It finally happened! After weeks (of months) wondering what the weather is up to and whining about the lack of a white christmas … winter has arrived. Be careful what you wish for! Before you reach for your thermostat (if you have one) take a more strategic approach to making your home cozy.
STAY WARM … THE SMART WAY
Imagine standing on an “L” platform on a blustery Chicago night (we’ve all been there). You’re shiveringly cold. You start to believe your train may NEVER come. What do you do?
- Step 1: Get out of the wind. (That’s what those handy little glassed-in shelters are for.)
- Step 2: Stand real close to the heater.
The order of these steps is key – standing under a heat lamp in a cold breeze will barely register. The same is true at home. Don’t bother trying to warm a big, drafty area; it’s a doomed exercise.
WHAT’S WRONG WITH JUST TURNING UP THE HEAT?
The conventional approach to winter – forced air heat – is a brute force method which tries to blow heated air to fill the entire house, floor to ceiling and every room. It’s wasteful and it doesn’t work well – heat rises to the ceiling, drafts sneak in under doors and you’re sitting around feeling chilled while you pay (and use energy) to heat everywhere you’re not.
Thermal comfort in the winter is about having a warm area (and no draft) right where you are.
When the whole house is warm but you’re sitting in a draft … you feel cold. But if the room temperature is cool but you’re tucked in and toasty … you feel warm. QED.
So what is the key to FEEING warm? Heat the spot where you are. Plug in an electric blanket at night, tuck your toes in with a hot water bottle or warm bean bag while you watch TV, aim a small space heater at your legs under the desk when you work.
FIRST, INSULATE EVERYWHERE
Step one to feeling warm in the winter is to block all drafts.
Check your windows and doors for leaks and take steps to stop them. New, insulated glass windows and solid doors are one way to go. But for a short term fix, you can simply get active with curtains, update your weather stripping, put up temporary layers of clear plastic, and block the bases of your doors with draft guard tubes.
Seek out sneaky drafts, like the holes drilled through exterior walls for retrofitted cable or internet wiring, and quash them.

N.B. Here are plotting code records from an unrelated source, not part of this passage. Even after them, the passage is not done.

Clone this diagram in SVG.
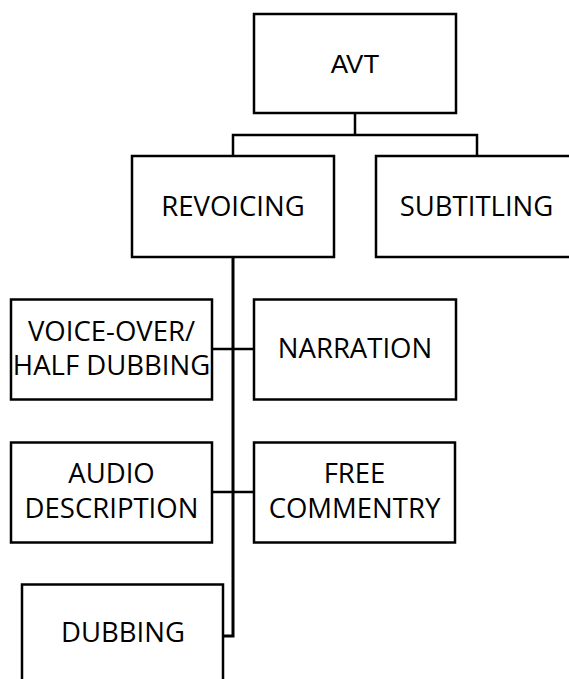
<svg xmlns="http://www.w3.org/2000/svg" width="569" height="679" viewBox="0 0 569 679">
<style>
.box{fill:#fff;stroke:#000;stroke-width:2.5}
.c{fill:none;stroke:#000;stroke-width:2.5}
.t{font-family:"Open Sans","Noto Sans",sans-serif;font-size:27.5px;text-anchor:middle;fill:#000}
.a{font-family:"Liberation Sans",Arial,sans-serif;font-size:26px;text-anchor:middle;fill:#000}
</style>
<rect width="569" height="679" fill="#fff"/>
<g id="connectors">
<path class="c" d="M355 113V135M233 156V135H477V156"/>
<path class="c" d="M233 257V636H223" style="stroke-width:3"/>
<path class="c" d="M212 349H254"/>
<path class="c" d="M212 492H254"/>
</g>
<g id="avt"><rect class="box" x="254" y="14" width="202" height="99"/><text class="a" x="355" y="73">AVT</text></g>
<g id="revoicing"><rect class="box" x="132" y="156" width="202" height="101"/><text class="t" x="233" y="216">REVOICING</text></g>
<g id="subtitling"><rect class="box" x="376" y="156" width="202" height="101"/><text class="t" x="476.5" y="216">SUBTITLING</text></g>
<g id="voiceover"><rect class="box" x="11" y="299.5" width="201" height="100"/><text class="t" x="111.5" y="341">VOICE-OVER/</text><text class="t" x="111.5" y="375">HALF DUBBING</text></g>
<g id="narration"><rect class="box" x="254" y="299.5" width="202" height="100"/><text class="t" x="355" y="358">NARRATION</text></g>
<g id="audiodescription"><rect class="box" x="11" y="442.5" width="201" height="100"/><text class="t" x="111.5" y="483">AUDIO</text><text class="t" x="111.5" y="518">DESCRIPTION</text></g>
<g id="freecommentry"><rect class="box" x="254" y="442.5" width="201" height="100"/><text class="t" x="354.5" y="483">FREE</text><text class="t" x="354.5" y="518">COMMENTRY</text></g>
<g id="dubbing"><rect class="box" x="22" y="584.5" width="201" height="110"/><text class="t" x="123" y="642">DUBBING</text></g>
</svg>
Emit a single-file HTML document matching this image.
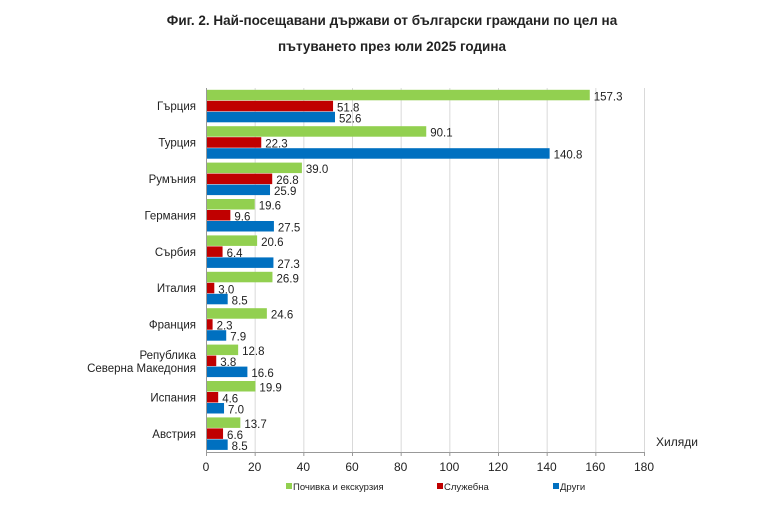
<!DOCTYPE html>
<html><head><meta charset="utf-8"><style>
body{margin:0;background:#fff;width:781px;height:501px;overflow:hidden}
svg text{font-family:"Liberation Sans","DejaVu Sans",sans-serif;fill:#222}
</style></head><body>
<svg width="781" height="501" xmlns="http://www.w3.org/2000/svg">
<text x="392" y="25" font-size="13.5" font-weight="bold" text-anchor="middle">Фиг. 2. Най-посещавани държави от български граждани по цел на</text>
<text x="392" y="51" font-size="13.5" font-weight="bold" text-anchor="middle">пътуването през юли 2025 година</text>
<g id="grid" stroke="#d9d9d9" stroke-width="1"></g>
<g id="bars"></g>
<line x1="206.5" y1="88" x2="206.5" y2="452" stroke="#999"/>
<line x1="206" y1="452.5" x2="644" y2="452.5" stroke="#999"/>
<g id="labels" font-size="11.5"></g>
<text x="656" y="446" font-size="12">Хиляди</text>
<rect x="286" y="483" width="6" height="6" fill="#92d050"/><text x="293" y="490" font-size="9.5">Почивка и екскурзия</text>
<rect x="437" y="483" width="6" height="6" fill="#c00000"/><text x="444" y="490" font-size="9.5">Служебна</text>
<rect x="553" y="483" width="6" height="6" fill="#0070c0"/><text x="560" y="490" font-size="9.5">Други</text>
</svg>
<script>
(function(){
var ns="http://www.w3.org/2000/svg";
var d=[["Гърция",157.3,51.8,52.6],["Турция",90.1,22.3,140.8],["Румъния",39.0,26.8,25.9],["Германия",19.6,9.6,27.5],["Сърбия",20.6,6.4,27.3],["Италия",26.9,3.0,8.5],["Франция",24.6,2.3,7.9],["Република|Северна Македония",12.8,3.8,16.6],["Испания",19.9,4.6,7.0],["Австрия",13.7,6.6,8.5]];
var col=["#92d050","#c00000","#0070c0"];
var x0=206,k=438/180,T=88,pitch=36.4;
function el(t,a,p,txt){var e=document.createElementNS(ns,t);for(var i in a)e.setAttribute(i,a[i]);if(txt!=null)e.textContent=txt;document.getElementById(p).appendChild(e);return e;}
for(var v=20;v<=180;v+=20){var x=x0+v*k;el("line",{x1:x+.5,y1:T,x2:x+.5,y2:452},"grid");}
for(var v=0;v<=180;v+=20){el("text",{x:x0+v*k,y:471,"text-anchor":"middle","font-size":"12"},"labels",v);el("line",{x1:x0+v*k+.5,y1:452,x2:x0+v*k+.5,y2:456,stroke:"#999"},"grid");}
d.forEach(function(r,i){var g=T+i*pitch+1.8;
 for(var j=0;j<3;j++){var y=g+j*11,w=r[j+1]*k;
  el("rect",{x:x0+1,y:y,width:w,height:10.5,fill:col[j]},"bars");
  el("text",{x:x0+w+5,y:y+10.5},"labels",r[j+1].toFixed(1));}
 var cy=T+i*pitch+pitch/2;
 var parts=r[0].split("|");
 if(parts.length==1)el("text",{x:196,y:cy+4,"text-anchor":"end"},"labels",parts[0]);
 else{el("text",{x:196,y:cy-2,"text-anchor":"end"},"labels",parts[0]);el("text",{x:196,y:cy+11,"text-anchor":"end"},"labels",parts[1]);}
});
})();
</script>
</body></html>
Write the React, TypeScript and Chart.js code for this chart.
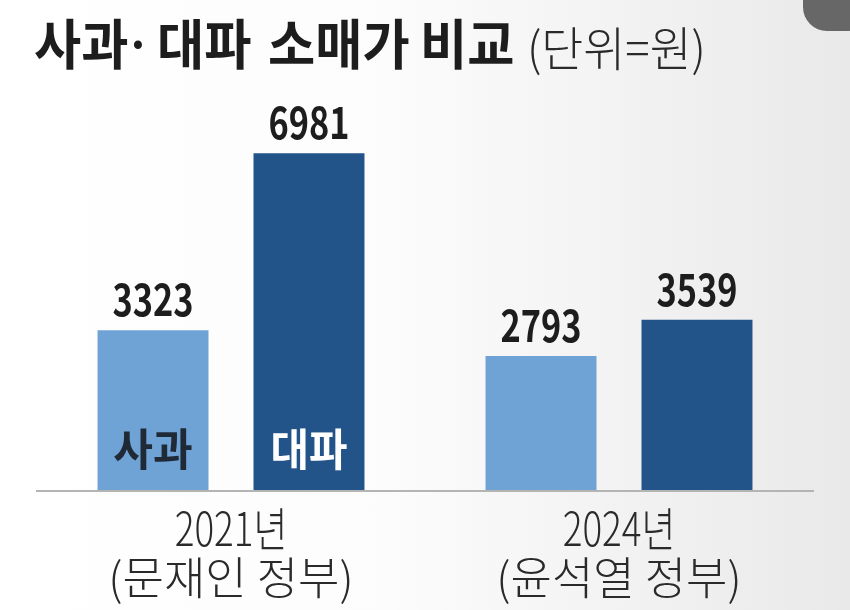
import React, { useEffect, useRef } from "react";
import { Chart, registerables } from "chart.js";

Chart.register(...registerables);

const TITLE_WORDS = ["사과", "·", "대파", "소매가", "비교"];
const UNIT = "(단위=원)";
const CATEGORY_LINE1 = ["2021년", "2024년"];
const CATEGORY_LINE2 = ["(문재인 정부)", "(윤석열 정부)"];
const SERIES_NAMES = ["사과", "대파"];
const APPLE = [3323, 2793];
const GREEN_ONION = [6981, 3539];

const LIGHT = "#6fa3d6";
const DARK = "#22548a";
const KFONT = "'Noto Sans CJK KR', 'Noto Sans', sans-serif";
const TITLE_X = [34, 138, 157, 268, 420];

function drawText(
  ctx: CanvasRenderingContext2D,
  text: string,
  x: number,
  y: number,
  font: string,
  color: string,
  sx: number,
  align: CanvasTextAlign = "center",
  baseline: CanvasTextBaseline = "middle"
) {
  ctx.save();
  ctx.translate(x, y);
  ctx.scale(sx, 1);
  ctx.font = font;
  ctx.fillStyle = color;
  ctx.textAlign = align;
  ctx.textBaseline = baseline;
  ctx.fillText(text, 0, 0);
  ctx.restore();
}

const labelPlugin = {
  id: "labelPlugin",
  afterDraw(chart: any) {
    const ctx = chart.ctx as CanvasRenderingContext2D;
    // title
    const tf = `bold 54px ${KFONT}`;
    TITLE_WORDS.forEach((w, i) => {
      if (w === "·") drawText(ctx, w, TITLE_X[i], 44, `bold 44px ${KFONT}`, "#1d1d1d", 1, "center");
      else drawText(ctx, w, TITLE_X[i], 44, tf, "#1d1d1d", 0.95, "left");
    });
    drawText(ctx, UNIT, 527, 48, `300 47px ${KFONT}`, "#2a2a2a", 0.97, "left");

    // values above bars + names inside first group
    chart.data.datasets.forEach((ds: any, di: number) => {
      const meta = chart.getDatasetMeta(di);
      meta.data.forEach((bar: any, i: number) => {
        const v = ds.data[i];
        drawText(ctx, String(v), bar.x, bar.y - 14, `bold 44px ${KFONT}`, "#1d1d1d", 0.78, "center", "alphabetic");
        if (i === 0) {
          drawText(
            ctx,
            SERIES_NAMES[di],
            bar.x,
            bar.base - 42,
            `bold 44px ${KFONT}`,
            di === 0 ? "#1f2a36" : "#ffffff",
            di === 0 ? 0.98 : 0.95
          );
        }
      });
    });

    // category labels
    const xs = chart.scales.x;
    CATEGORY_LINE1.forEach((_, i) => {
      const x = xs.getPixelForValue(i);
      drawText(ctx, CATEGORY_LINE1[i], x, 529, `300 46px ${KFONT}`, "#2a2a2a", 0.8);
      drawText(ctx, CATEGORY_LINE2[i], x, 578, `300 45px ${KFONT}`, "#2a2a2a", 1.0);
    });
  },
};

export default function App() {
  const ref = useRef<HTMLCanvasElement | null>(null);
  useEffect(() => {
    if (!ref.current) return;
    const chart = new Chart(ref.current, {
      type: "bar",
      data: {
        labels: CATEGORY_LINE1,
        datasets: [
          {
            label: SERIES_NAMES[0],
            data: APPLE,
            backgroundColor: LIGHT,
            categoryPercentage: 0.804,
            barPercentage: 0.7115,
          },
          {
            label: SERIES_NAMES[1],
            data: GREEN_ONION,
            backgroundColor: DARK,
            categoryPercentage: 0.804,
            barPercentage: 0.7115,
          },
        ],
      },
      options: {
        responsive: false,
        animation: false,
        layout: { padding: { top: 104, left: 37, right: 37, bottom: 119 } },
        plugins: { legend: { display: false }, tooltip: { enabled: false }, title: { display: false } },
        scales: {
          x: {
            grid: { display: false, drawTicks: false },
            ticks: { display: false },
            border: { display: true, color: "#b4b4b4", width: 2, z: 1 },
          },
          y: { display: false, min: 0, max: 8000 },
        },
      },
      plugins: [labelPlugin],
    });
    return () => chart.destroy();
  }, []);
  return (
    <div
      style={{
        position: "fixed",
        left: 0,
        top: 0,
        width: 850,
        height: 610,
        overflow: "hidden",
        background: "linear-gradient(to right, #ffffff 0%, #fcfcfc 45%, #e9e9e9 100%)",
      }}
    >
      <canvas ref={ref} width={850} height={610} style={{ position: "absolute", left: 0, top: 0 }} />
      <div
        style={{
          position: "absolute",
          left: 803,
          top: -25,
          width: 70,
          height: 56,
          borderRadius: 24,
          background: "#676767",
        }}
      />
    </div>
  );
}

Any air movement will create a feeling of coolness (remember standing in front of a fan this summer?) so stop them to keep your home feeling cosy. You may want to use your ceiling fans (with the direction reversed) to circulate warm air from the ceiling down to the people area, but make sure to keep the air speed low and stay out of the moving air, or you’ll defeat the purpose.
If you’re going to go to the trouble of warming up your home you’ll get more bang for your BTU if you have minimized all your sources of heat loss first.
THEN, ADD HEAT WHERE YOU ARE
Once you have de-drafted your home, figure out where you want to be warm (bed, living room, kitchen) and warm up those spaces.
Better yet, warm just the area where you are sitting, standing, working or sleeping. Here’s the short term solution: plug in a small space heater unit and aim it at your body, bundle up (especially your head, neck, and feet), use a hot water bottle or electric blanket at night. During the day, play up any solar exposure you have – follow a cat’s example and curl up in a sunbeam. Curl up around a mug of tea – holding it warms your hands, drinking it warms your insides. For a longer term answer to the problem, consider zone-based radiant heat in your next home update.
(Don’t forget that you warm up your own body by hopping up out of the chair and having a little active interlude every once in a while. It’s good for your health too.)
Think about your heat strategy by specific area: If you’re hanging out in the kitchen, making a nice hot dinner will warm up the space. Let the winter affect your behavior a little – after you bake; eat in the warm kitchen rather than carrying food to a cooler dining area. You might also rearrange your furniture for the winter season; pull the sofa away from the windows (out of the path of falling cold air) and sit next to the radiator for the winter. Turn off the bathroom fan for the winter (you want to keep hot humid shower-air IN the house, not vent it out). If there are rooms of your house or apartment you don’t regularly use, close them off for a couple of months to concentrate on heating your main spaces.
Bottom line: kill drafts and warm up a space to sit and … ta da, you’re set for a nice warm winter.